The answer is yes. A backup application may take longer to run and/or the Tape Devices Monitor (dm_stape) may log events resulting from SCSI bus conflicts. If the Event Monitoring System (or "EMS") has been installed on a system, the dm_stape monitor is running in a background process. While it is running, it sends 3 or 4 SCSI commands at regular intervals (usually 1 hour) to tape drives and/or libraries to monitor them for possible problems. This is referred to as "polling". Unfortunately, some customers have seen cases where this polling action by the monitor interferes with a running backup application. In addition, the monitor may log events whenever it detects a SCSI bus conflict. The monitor generates 2 types of events: SCSI I/O error events and Tape Alert events. This would apply to all tape drives including the 10/180.

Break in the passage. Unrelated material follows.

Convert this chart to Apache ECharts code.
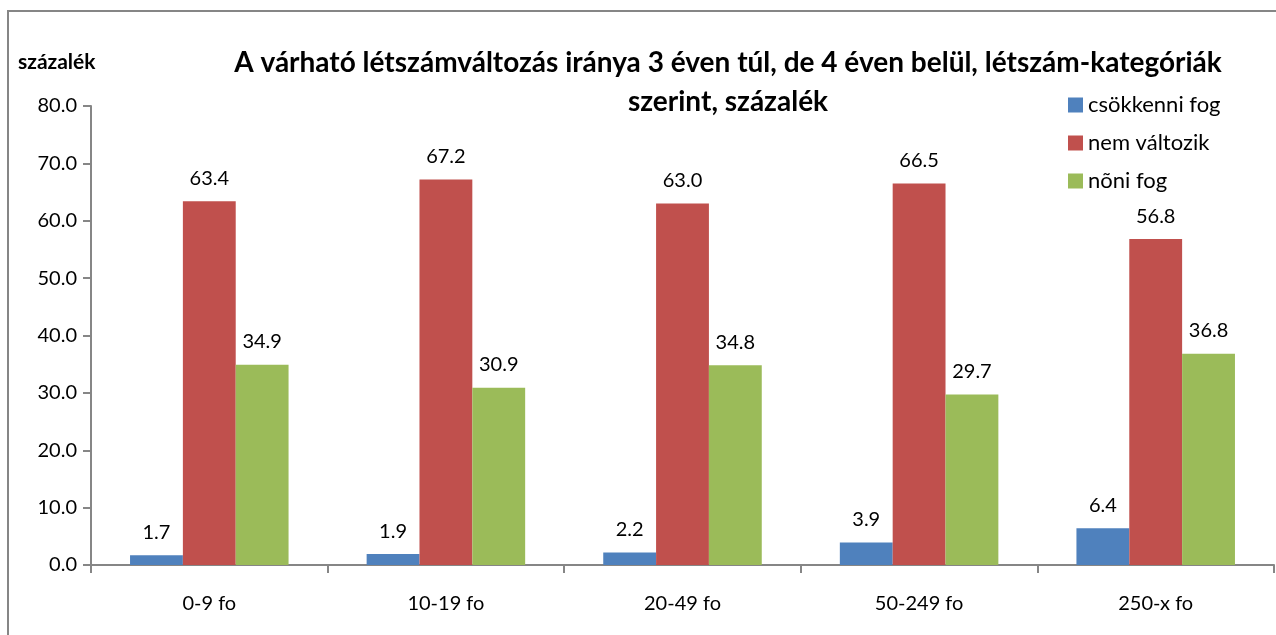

What does st_ats_enable parameter do and does it need to be disabled in a SAN environment ?

"st_ats_enabled" is a kernel parameter with a default value of 1 (Enabled). Setting st_ats_enabled to 0 (Disabled) will ensure that Omniback has full control over which hosts uses which drives and "alleviate the risk" of having hosts 'locking' tape drives with a SCSI reserve command leaving the drive inaccessible to other hosts.